Print only the lines from the top of the data through the line with "import seaborn as sns", both included, skipping every picture.

Figure scripts
※

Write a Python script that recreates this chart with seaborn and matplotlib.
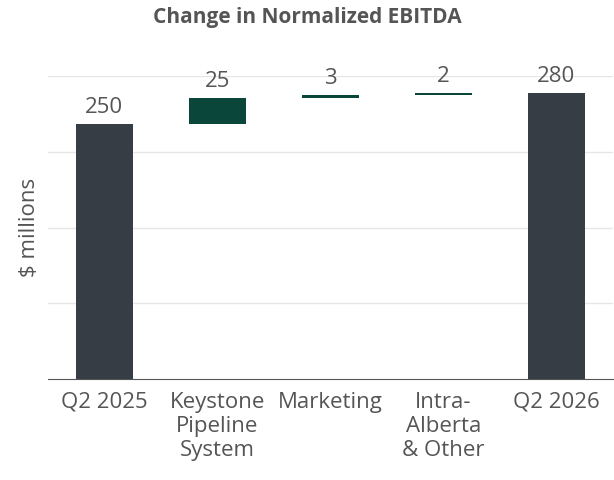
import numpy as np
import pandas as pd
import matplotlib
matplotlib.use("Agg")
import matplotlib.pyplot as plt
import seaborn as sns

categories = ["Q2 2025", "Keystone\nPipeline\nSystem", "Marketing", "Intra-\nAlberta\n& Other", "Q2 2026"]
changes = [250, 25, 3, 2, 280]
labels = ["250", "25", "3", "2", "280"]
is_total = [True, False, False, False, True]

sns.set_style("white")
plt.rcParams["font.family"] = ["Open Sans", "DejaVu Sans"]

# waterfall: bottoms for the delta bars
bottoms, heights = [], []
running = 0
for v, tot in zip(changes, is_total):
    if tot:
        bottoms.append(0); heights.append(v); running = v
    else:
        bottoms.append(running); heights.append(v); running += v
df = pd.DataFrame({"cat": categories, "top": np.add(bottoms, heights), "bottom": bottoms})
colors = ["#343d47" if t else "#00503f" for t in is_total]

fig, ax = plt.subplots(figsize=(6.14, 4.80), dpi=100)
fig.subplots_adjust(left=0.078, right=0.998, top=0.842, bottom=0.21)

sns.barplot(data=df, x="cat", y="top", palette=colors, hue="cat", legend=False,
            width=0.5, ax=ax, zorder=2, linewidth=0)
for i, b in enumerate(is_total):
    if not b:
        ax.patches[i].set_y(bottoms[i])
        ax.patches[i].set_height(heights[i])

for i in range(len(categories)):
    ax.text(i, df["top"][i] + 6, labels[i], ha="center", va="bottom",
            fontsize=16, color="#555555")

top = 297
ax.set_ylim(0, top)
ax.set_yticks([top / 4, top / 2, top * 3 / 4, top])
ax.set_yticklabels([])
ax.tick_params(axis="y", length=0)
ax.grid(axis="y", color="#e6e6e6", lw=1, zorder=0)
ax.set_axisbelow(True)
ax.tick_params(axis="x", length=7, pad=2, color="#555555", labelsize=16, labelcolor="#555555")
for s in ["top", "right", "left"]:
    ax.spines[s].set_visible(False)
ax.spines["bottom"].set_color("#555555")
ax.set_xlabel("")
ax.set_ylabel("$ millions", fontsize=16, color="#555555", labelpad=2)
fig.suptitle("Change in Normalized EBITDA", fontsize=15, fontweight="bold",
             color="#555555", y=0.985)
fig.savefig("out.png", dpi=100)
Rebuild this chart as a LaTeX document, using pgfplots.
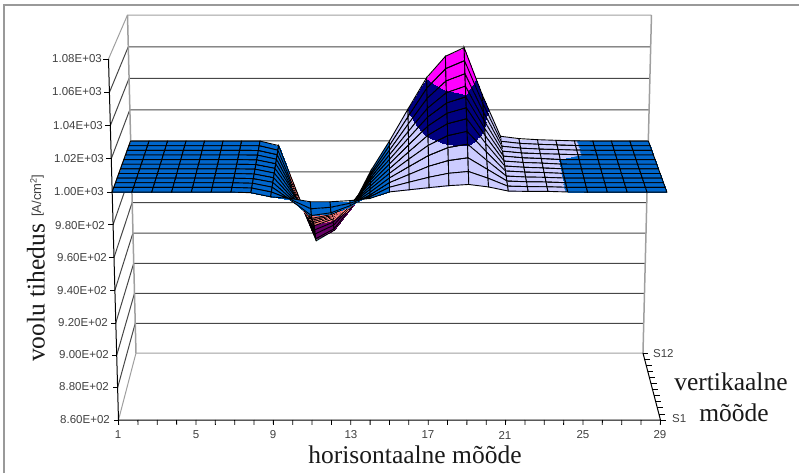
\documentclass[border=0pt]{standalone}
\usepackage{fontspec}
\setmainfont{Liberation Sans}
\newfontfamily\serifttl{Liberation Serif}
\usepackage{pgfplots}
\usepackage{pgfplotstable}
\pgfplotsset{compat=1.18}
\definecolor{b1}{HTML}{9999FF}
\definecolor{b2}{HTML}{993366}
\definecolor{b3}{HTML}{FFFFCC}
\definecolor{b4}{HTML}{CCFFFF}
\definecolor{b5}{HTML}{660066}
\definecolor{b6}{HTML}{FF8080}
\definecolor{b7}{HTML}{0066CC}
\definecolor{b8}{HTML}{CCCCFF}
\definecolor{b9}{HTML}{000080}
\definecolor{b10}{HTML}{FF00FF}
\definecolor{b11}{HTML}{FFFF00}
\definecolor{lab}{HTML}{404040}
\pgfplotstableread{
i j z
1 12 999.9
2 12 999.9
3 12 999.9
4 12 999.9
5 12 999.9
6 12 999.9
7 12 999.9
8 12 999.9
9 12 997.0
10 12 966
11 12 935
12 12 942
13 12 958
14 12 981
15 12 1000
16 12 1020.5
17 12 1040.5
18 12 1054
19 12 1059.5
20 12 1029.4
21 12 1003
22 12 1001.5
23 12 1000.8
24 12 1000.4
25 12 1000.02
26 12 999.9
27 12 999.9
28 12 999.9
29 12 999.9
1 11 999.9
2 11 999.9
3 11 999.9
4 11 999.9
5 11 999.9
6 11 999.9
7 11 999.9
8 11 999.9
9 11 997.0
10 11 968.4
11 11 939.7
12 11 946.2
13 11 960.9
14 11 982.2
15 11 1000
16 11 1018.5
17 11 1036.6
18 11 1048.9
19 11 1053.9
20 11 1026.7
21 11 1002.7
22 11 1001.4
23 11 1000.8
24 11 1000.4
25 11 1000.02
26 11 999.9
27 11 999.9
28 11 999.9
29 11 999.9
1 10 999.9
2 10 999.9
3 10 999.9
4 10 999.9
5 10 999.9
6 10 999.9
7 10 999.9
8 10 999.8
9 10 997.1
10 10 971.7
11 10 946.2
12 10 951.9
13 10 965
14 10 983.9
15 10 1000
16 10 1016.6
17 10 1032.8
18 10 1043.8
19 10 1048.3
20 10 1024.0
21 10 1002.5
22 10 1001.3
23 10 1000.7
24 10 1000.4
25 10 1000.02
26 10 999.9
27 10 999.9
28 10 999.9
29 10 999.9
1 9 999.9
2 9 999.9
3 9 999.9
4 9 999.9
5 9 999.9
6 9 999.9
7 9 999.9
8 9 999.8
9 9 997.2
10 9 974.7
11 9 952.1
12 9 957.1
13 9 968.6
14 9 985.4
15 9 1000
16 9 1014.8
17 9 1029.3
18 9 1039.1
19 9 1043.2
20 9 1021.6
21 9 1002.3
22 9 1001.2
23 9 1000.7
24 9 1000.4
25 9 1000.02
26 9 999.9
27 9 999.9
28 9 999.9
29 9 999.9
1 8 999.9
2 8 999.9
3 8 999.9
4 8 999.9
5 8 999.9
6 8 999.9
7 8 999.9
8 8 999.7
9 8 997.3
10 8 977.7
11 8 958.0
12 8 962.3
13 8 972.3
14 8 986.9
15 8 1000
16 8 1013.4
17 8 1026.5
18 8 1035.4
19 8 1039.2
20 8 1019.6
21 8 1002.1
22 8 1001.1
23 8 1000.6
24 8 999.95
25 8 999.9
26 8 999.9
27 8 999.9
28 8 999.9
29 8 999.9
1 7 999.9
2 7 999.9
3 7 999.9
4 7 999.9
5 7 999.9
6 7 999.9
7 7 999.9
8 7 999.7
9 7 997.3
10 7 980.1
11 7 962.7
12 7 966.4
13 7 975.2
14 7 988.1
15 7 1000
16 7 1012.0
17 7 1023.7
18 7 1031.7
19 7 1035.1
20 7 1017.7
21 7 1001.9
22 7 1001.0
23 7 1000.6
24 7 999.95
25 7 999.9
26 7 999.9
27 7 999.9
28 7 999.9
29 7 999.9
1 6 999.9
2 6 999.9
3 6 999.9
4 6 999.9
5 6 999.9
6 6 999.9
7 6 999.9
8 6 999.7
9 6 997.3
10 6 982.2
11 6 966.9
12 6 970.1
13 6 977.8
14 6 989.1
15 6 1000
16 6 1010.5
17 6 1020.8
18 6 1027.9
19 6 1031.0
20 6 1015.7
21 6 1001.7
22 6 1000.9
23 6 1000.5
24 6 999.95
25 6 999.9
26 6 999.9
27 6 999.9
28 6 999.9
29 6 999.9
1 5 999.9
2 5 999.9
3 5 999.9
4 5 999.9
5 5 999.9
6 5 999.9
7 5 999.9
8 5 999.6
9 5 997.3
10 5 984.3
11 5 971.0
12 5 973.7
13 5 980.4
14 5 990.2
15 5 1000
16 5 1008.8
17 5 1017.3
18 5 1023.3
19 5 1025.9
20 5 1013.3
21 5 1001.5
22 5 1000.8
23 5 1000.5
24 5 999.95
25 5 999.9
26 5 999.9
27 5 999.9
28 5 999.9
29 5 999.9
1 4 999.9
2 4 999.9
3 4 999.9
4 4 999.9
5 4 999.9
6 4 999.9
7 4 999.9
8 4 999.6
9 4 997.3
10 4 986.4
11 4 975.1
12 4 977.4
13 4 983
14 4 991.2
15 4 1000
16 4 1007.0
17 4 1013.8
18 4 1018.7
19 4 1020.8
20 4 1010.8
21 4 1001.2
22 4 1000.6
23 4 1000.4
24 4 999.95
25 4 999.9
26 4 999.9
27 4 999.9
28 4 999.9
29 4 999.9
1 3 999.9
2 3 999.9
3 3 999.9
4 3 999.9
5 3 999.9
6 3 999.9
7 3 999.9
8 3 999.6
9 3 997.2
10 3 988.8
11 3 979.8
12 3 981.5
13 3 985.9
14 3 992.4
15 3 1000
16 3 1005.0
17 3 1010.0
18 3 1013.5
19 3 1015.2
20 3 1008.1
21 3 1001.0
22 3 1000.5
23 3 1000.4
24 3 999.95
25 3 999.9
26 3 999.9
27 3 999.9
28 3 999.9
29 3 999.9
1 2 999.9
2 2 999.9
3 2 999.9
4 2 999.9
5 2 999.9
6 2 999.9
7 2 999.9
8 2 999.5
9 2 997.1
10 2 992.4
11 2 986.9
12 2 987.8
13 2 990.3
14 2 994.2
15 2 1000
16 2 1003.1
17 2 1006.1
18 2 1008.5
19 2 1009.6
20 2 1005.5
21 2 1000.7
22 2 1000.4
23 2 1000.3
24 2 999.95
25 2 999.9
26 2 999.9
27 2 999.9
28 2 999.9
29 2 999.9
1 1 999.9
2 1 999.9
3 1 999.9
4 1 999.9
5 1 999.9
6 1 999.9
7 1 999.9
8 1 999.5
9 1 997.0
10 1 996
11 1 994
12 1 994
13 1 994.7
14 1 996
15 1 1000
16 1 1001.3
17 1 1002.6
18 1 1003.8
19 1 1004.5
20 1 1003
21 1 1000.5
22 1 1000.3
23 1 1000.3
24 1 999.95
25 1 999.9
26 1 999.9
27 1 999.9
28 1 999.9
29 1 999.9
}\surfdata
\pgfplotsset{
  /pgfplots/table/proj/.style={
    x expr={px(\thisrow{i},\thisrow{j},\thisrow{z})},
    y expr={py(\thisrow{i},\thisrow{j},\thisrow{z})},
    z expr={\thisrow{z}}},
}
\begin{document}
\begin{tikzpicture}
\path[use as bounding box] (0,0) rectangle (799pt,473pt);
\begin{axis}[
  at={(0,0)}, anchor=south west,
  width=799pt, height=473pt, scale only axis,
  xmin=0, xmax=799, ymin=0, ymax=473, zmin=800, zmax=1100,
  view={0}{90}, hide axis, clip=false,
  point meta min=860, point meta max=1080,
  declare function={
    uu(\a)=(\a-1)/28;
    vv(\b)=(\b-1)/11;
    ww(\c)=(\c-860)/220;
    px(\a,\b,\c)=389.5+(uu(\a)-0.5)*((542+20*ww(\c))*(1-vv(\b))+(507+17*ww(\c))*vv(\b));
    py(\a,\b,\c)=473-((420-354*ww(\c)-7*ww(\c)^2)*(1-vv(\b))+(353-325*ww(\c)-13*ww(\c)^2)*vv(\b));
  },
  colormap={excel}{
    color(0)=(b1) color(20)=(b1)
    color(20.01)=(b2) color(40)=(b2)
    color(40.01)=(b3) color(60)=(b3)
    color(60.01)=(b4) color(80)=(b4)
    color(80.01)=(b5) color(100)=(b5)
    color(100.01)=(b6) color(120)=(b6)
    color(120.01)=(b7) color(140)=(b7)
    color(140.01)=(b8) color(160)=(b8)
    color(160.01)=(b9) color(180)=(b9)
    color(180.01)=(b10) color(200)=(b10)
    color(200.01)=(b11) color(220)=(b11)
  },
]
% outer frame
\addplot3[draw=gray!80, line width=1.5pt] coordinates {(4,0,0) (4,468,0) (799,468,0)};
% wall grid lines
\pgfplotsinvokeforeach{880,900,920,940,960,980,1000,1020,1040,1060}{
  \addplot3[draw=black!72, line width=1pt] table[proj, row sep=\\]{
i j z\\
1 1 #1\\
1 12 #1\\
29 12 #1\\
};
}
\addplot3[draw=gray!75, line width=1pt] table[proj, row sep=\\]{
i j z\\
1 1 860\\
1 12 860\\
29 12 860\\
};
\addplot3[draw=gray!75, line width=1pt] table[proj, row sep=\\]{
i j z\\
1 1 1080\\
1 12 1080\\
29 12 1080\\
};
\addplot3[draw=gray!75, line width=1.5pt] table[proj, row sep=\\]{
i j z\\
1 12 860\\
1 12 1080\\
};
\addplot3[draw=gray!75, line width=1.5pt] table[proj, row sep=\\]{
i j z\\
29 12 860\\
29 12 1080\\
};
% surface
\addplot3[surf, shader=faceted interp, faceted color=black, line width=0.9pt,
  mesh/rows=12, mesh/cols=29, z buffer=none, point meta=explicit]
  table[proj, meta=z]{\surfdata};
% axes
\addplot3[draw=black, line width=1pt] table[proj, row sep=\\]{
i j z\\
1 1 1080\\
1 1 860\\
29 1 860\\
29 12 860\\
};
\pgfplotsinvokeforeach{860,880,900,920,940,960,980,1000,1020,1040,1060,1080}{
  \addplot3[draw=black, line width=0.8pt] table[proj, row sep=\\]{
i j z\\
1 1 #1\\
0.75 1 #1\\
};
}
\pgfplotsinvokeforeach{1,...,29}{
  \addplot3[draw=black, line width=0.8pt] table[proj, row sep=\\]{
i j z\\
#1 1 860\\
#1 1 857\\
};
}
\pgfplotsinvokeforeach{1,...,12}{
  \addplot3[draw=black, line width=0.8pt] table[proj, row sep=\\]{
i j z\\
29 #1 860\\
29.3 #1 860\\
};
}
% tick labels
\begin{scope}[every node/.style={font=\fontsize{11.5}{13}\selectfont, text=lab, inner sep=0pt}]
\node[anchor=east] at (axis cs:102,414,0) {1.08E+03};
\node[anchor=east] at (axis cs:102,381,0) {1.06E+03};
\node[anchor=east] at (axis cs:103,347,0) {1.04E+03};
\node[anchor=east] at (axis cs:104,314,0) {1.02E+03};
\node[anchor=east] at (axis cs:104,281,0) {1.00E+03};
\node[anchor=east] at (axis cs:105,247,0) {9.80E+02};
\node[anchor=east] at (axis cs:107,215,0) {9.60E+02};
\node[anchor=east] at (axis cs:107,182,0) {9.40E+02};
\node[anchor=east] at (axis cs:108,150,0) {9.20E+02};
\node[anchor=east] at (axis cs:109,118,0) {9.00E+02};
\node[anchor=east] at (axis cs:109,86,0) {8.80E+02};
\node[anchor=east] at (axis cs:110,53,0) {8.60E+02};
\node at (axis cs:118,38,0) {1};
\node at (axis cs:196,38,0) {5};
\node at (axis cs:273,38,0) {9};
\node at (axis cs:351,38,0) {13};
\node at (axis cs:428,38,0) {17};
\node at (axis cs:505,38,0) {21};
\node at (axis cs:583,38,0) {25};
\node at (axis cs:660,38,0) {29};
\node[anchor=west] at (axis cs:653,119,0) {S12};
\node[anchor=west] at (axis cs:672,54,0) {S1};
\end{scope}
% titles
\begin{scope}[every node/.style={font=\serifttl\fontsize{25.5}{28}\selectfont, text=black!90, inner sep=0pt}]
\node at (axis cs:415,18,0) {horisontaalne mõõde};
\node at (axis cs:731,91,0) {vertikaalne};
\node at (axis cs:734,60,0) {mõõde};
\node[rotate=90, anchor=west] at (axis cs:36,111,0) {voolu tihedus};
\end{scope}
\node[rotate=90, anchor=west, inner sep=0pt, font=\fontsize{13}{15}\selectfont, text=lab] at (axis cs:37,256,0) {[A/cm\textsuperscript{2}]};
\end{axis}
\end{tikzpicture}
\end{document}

※

» **Worked solution**:
Write a Python script that recreates this chart with seaborn and matplotlib.
import numpy as np
import pandas as pd
import matplotlib
matplotlib.use("Agg")
import matplotlib.pyplot as plt
import seaborn as sns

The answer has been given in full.